BHP signs dual-rail deals with Canadian National Railway and CPKC for Jansen potash

BHP has signed four-year rail transportation agreements with both Canadian National Railway and CPKC to move potash from its Jansen mine in Saskatchewan to Vancouver for export, establishing independent logistics ahead of first production targeted for mid-2027.
The dual-rail strategy gives Jansen direct access to Pacific terminal capacity without routing volumes through Canpotex, the marketing cooperative used by Nutrien and Mosaic for most Canadian potash exports. BHP’s approach mirrors Canpotex’s own logistics model — owning fleet and terminal slots — but keeps the company’s commercial decisions free of cooperative constraints and allows independent sales to buyers in Asia and elsewhere.
Jansen Stage 1 is designed to produce 4.35 million tonnes of potash per year at nameplate, with the overall project targeting 8.5 million tonnes per year across multiple stages. It will be among the largest new potash supply sources to come to market this decade.
The rail agreements cap a year of logistics decisions by BHP as the company transitions Jansen from construction to pre-production. CN will handle one leg of the corridor and CPKC the other, providing route redundancy and competitive freight terms.
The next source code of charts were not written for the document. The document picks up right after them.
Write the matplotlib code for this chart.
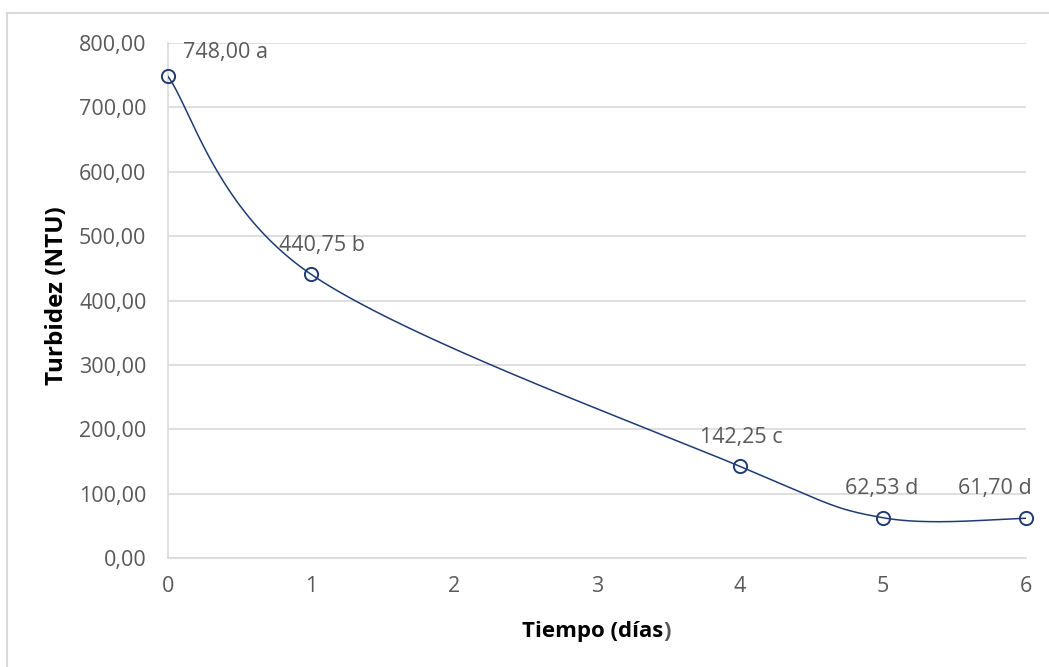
import numpy as np
import matplotlib
matplotlib.use("Agg")
import matplotlib.pyplot as plt
from matplotlib.lines import Line2D

plt.rcParams['font.family'] = ['Open Sans', 'DejaVu Sans']

dias = [0, 1, 4, 5, 6]
turbidez = [748.00, 440.75, 142.25, 62.53, 61.70]
etiquetas = ["748,00 a", "440,75 b", "142,25 c", "62,53 d", "61,70 d"]
yticks = [0, 100, 200, 300, 400, 500, 600, 700, 800]
xticks = [0, 1, 2, 3, 4, 5, 6]

W, H = 1049, 667
fig = plt.figure(figsize=(W / 100, H / 100), dpi=100)
L, R, T, B = 168, 1026, 43, 558
ax = fig.add_axes([L / W, 1 - B / H, (R - L) / W, (B - T) / H])

line_col = "#1F3B73"
grid_col = "#D9D9D9"
txt_col = "#595959"

# Excel-like smoothed line (Catmull-Rom Bezier in screen-normalized space)
sx, sy = (R - L) / 6.0, (B - T) / 800.0
P = np.array([[x * sx, y * sy] for x, y in zip(dias, turbidez)])
n = len(P)
curve = []
t = np.linspace(0, 1, 80)
for i in range(n - 1):
    p0 = P[i - 1] if i > 0 else P[i]
    p1 = P[i]
    p2 = P[i + 1]
    p3 = P[i + 2] if i + 2 < n else P[i + 1]
    c1 = p1 + (p2 - p0) / 6.0
    c2 = p2 - (p3 - p1) / 6.0
    seg = ((1 - t) ** 3)[:, None] * p1 + (3 * (1 - t) ** 2 * t)[:, None] * c1 \
        + (3 * (1 - t) * t ** 2)[:, None] * c2 + (t ** 3)[:, None] * p2
    curve.append(seg)
curve = np.vstack(curve)
ax.plot(curve[:, 0] / sx, curve[:, 1] / sy, color=line_col, lw=1.1, zorder=3)
ax.plot(dias, turbidez, linestyle="none", marker="o", markersize=9.5,
        markerfacecolor="none", markeredgecolor=line_col, markeredgewidth=1.4,
        zorder=4, clip_on=False)

# (dx, dy) in pixels: label anchor relative to point
offsets = [(15, 18), (11, 23), (1, 23), (-1, 24), (-31, 24)]
for i, (x, y, lab) in enumerate(zip(dias, turbidez, etiquetas)):
    dx, dy = offsets[i]
    ha = "left" if i == 0 else "center"
    ax.annotate(lab, (x, y), xytext=(dx, dy), textcoords="offset pixels",
                ha=ha, va="baseline", fontsize=15.5, color=txt_col)

ax.set_xlim(0, 6)
ax.set_ylim(0, 800)
ax.set_xticks(xticks)
ax.set_yticks(yticks)
ax.set_yticklabels([f"{v:.2f}".replace(".", ",") for v in yticks])
ax.tick_params(axis="y", length=0, labelsize=15.5, colors=txt_col, pad=15.5)
ax.tick_params(axis="x", length=0, labelsize=15.5, colors=txt_col, pad=13)
ax.grid(axis="y", color=grid_col, lw=1.2)
ax.set_axisbelow(True)
for s in ["top", "right"]:
    ax.spines[s].set_visible(False)
for s in ["left", "bottom"]:
    ax.spines[s].set_color(grid_col)
    ax.spines[s].set_linewidth(1.2)

# axis titles
fig.text(57 / W, 1 - 296 / H, "Turbidez (NTU)", rotation=90, ha="center", va="center",
         fontsize=17.5, fontweight="bold", color="black")
xt = fig.text(593 / W, 1 - 637 / H, "Tiempo (días", ha="center", va="baseline",
              fontsize=16, fontweight="bold", color="black")
fig.canvas.draw()
bb = xt.get_window_extent(renderer=fig.canvas.get_renderer())
fig.text(bb.x1 / W / (fig.dpi / 100), 1 - 637 / H, ")", ha="left", va="baseline",
         fontsize=16, fontweight="bold", color=txt_col)

# outer chart border (top and left visible)
fig.add_artist(Line2D([7 / W, 1], [1 - 13 / H, 1 - 13 / H], transform=fig.transFigure,
                      color=grid_col, lw=1.5))
fig.add_artist(Line2D([7 / W, 7 / W], [0, 1 - 13 / H], transform=fig.transFigure,
                      color=grid_col, lw=1.5))

fig.savefig("out.png", dpi=100, facecolor="white")
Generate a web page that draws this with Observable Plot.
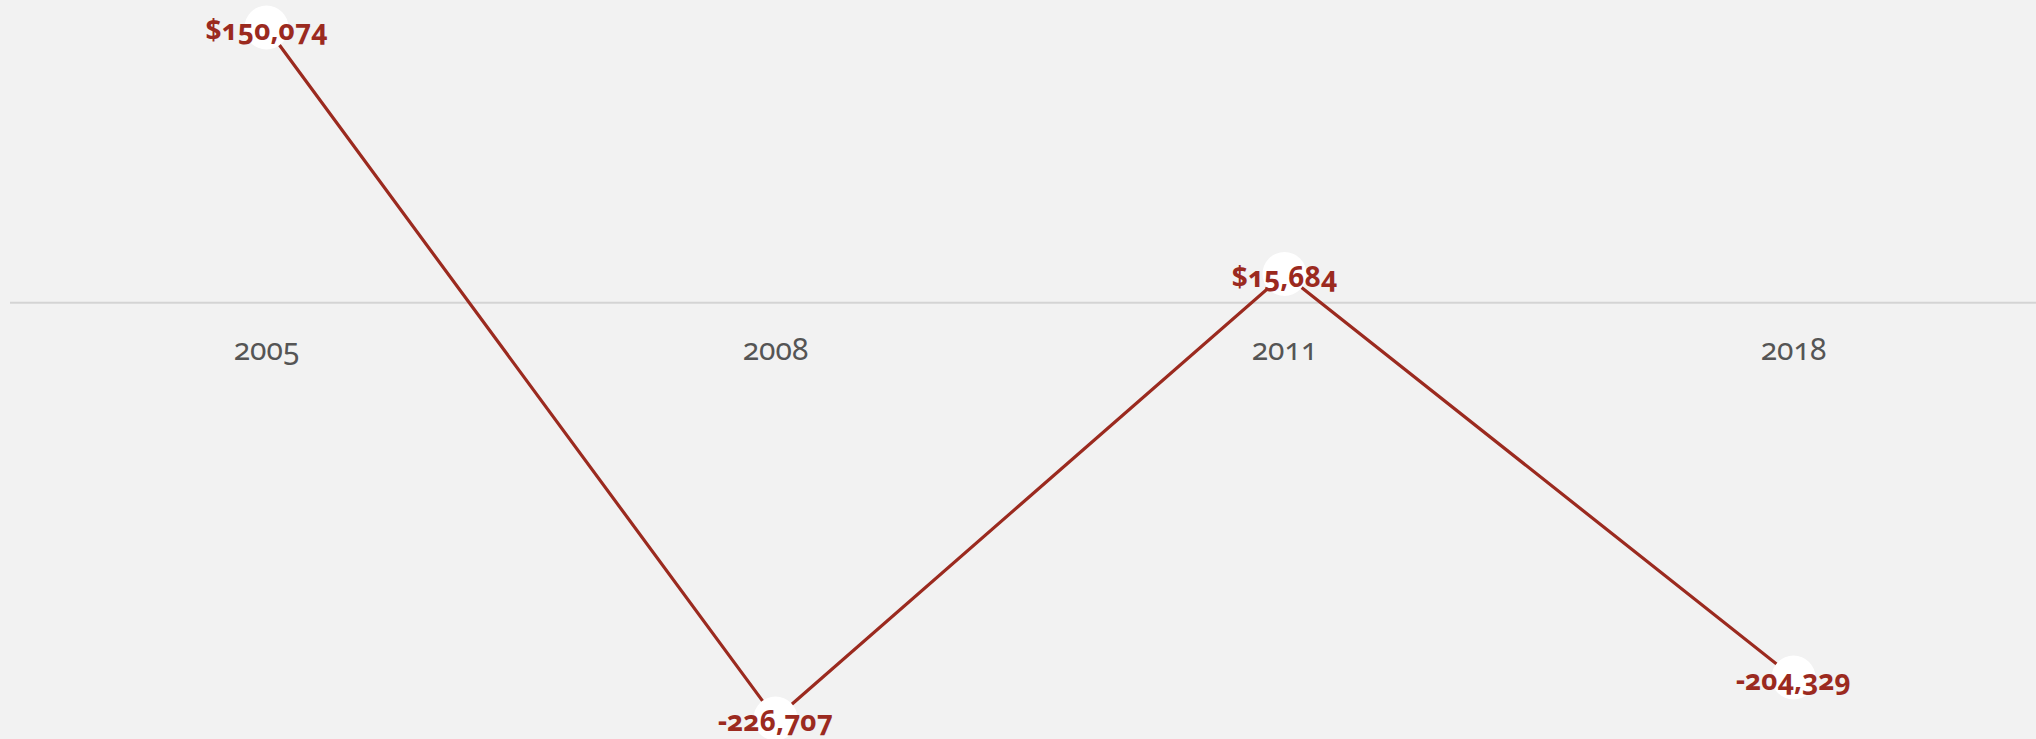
<!DOCTYPE html>
<html>
<head>
<meta charset="utf-8">
<script src="https://cdn.jsdelivr.net/npm/d3@7"></script>
<script src="https://cdn.jsdelivr.net/npm/@observablehq/plot@0.6"></script>
<style>
  html, body { margin: 0; padding: 0; background: #f2f2f2; overflow: hidden; }
  svg text { font-variant-numeric: oldstyle-nums; }
</style>
</head>
<body>
<div id="chart"></div>
<script>
const years = ["2005", "2008", "2011", "2018"];
const values = [150074, -226707, 15684, -204329];
const valueLabels = ["$150,074", "-226,707", "$15,684", "-204,329"];

const data = years.map((year, i) => ({ year, value: values[i], label: valueLabels[i] }));

const red = "#9b2a1f";

const chart = Plot.plot({
  width: 2036,
  height: 739,
  marginLeft: 10,
  marginRight: 0,
  marginTop: 27,
  marginBottom: 21,
  style: { background: "#f2f2f2", fontFamily: "'Noto Sans', sans-serif" },
  x: { type: "point", domain: years, range: [265, 1794], padding: 0, axis: null },
  y: { domain: [d3.min(values), d3.max(values)], axis: null },
  marks: [
    Plot.ruleY([0], { stroke: "#d4d4d4", strokeWidth: 2 }),
    Plot.text(years, { x: d => d, y: () => 0, dy: 48, text: d => d, fill: "#555555", fontSize: 30 }),
    Plot.line(data, { x: "year", y: "value", stroke: red, strokeWidth: 3.2 }),
    Plot.dot(data, { x: "year", y: "value", r: 22, fill: "white", stroke: "none" }),
    Plot.text(data, { x: "year", y: "value", text: "label", fill: red, fontSize: 28, fontWeight: "bold", dy: 4 })
  ]
});
document.getElementById("chart").appendChild(chart);
</script>
</body>
</html>
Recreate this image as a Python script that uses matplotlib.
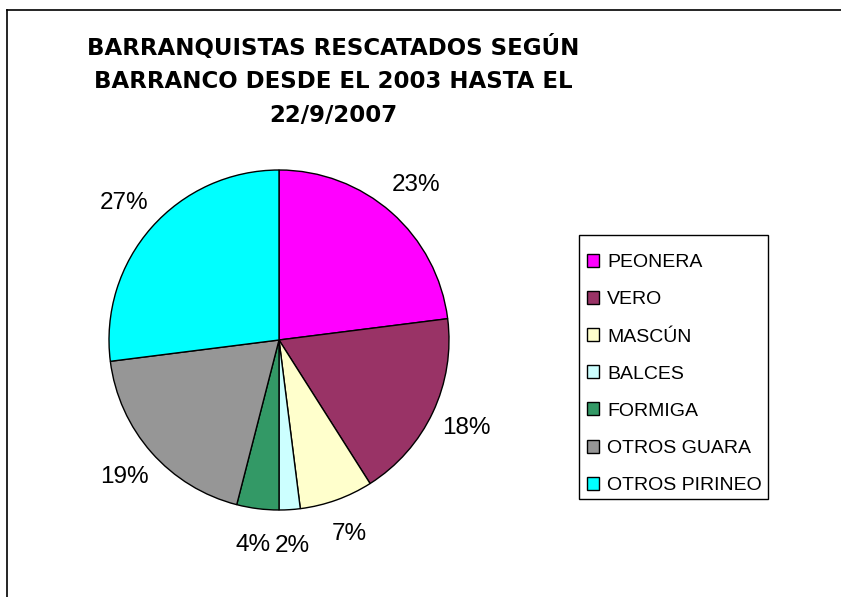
import matplotlib
matplotlib.use("Agg")
import matplotlib.pyplot as plt
from matplotlib.lines import Line2D
from matplotlib.patches import Rectangle

# data
categories = ["PEONERA", "VERO", "MASCÚN", "BALCES", "FORMIGA", "OTROS GUARA", "OTROS PIRINEO"]
percentages = [23, 18, 7, 2, 4, 19, 27]
colors = ["#FF00FF", "#993366", "#FFFFCC", "#CCFFFF", "#339966", "#969696", "#00FFFF"]
title = "BARRANQUISTAS RESCATADOS SEGÚN\nBARRANCO DESDE EL 2003 HASTA EL\n22/9/2007"

W, H = 841, 597
fig = plt.figure(figsize=(W / 100, H / 100), dpi=100)
fig.patch.set_facecolor("white")

# pie centre approx (279, 340) px, radius 170 px
r_px = 170
cx, cy = 279, 340
half = 1.25 * r_px
ax = fig.add_axes([(cx - half) / W, (H - cy - half) / H, 2 * half / W, 2 * half / H])

wedges, texts, autotexts = ax.pie(
    percentages,
    colors=colors,
    startangle=90,
    counterclock=False,
    autopct="%1.0f%%",
    pctdistance=1.215,
    wedgeprops=dict(edgecolor="black", linewidth=1.0),
    textprops=dict(fontsize=17.5, family="Liberation Sans", color="black"),
)
ax.set_xlim(-1.25, 1.25)
ax.set_ylim(-1.25, 1.25)
ax.set_aspect("equal")

fig.text(333 / W, 1 - 81 / H, title, ha="center", va="center", multialignment="center",
         fontsize=16.5, fontweight="bold", family="DejaVu Sans", linespacing=1.58)

# legend box: (579, 235) to (768, 499) px
lx0, ly0, lx1, ly1 = 579, 235, 768, 499
fig.add_artist(Rectangle((lx0 / W, 1 - ly1 / H), (lx1 - lx0) / W, (ly1 - ly0) / H,
                         transform=fig.transFigure, facecolor="white",
                         edgecolor="black", linewidth=1.0))
leg = fig.legend(
    wedges, categories,
    loc="center left", bbox_to_anchor=((lx0 + 2) / W, 1 - ((ly0 + ly1) / 2 + 7) / H),
    frameon=False,
    prop=dict(family="Liberation Sans", size=14),
    handlelength=0.65, handleheight=0.65, handletextpad=0.4,
    labelspacing=1.02, borderpad=0.3, borderaxespad=0,
)

# outer chart-area frame (only top and left visible in the crop)
fig.add_artist(Line2D([6.5 / W, 1], [1 - 10 / H, 1 - 10 / H], color="black", linewidth=1.2))
fig.add_artist(Line2D([6.5 / W, 6.5 / W], [0, 1 - 10 / H], color="black", linewidth=1.2))

fig.savefig("out.png", dpi=100, facecolor="white")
Potash prices were tracking nearly 17% above year-ago levels in the first quarter of 2026, driven partly by trade policy risks on Canadian imports into the U.S. BHP’s eventual entry as an independent seller could exert downward pressure on benchmark pricing as volumes ramp through the end of the decade, adding competitive tension to a market dominated by a small number of large producers and cooperatives.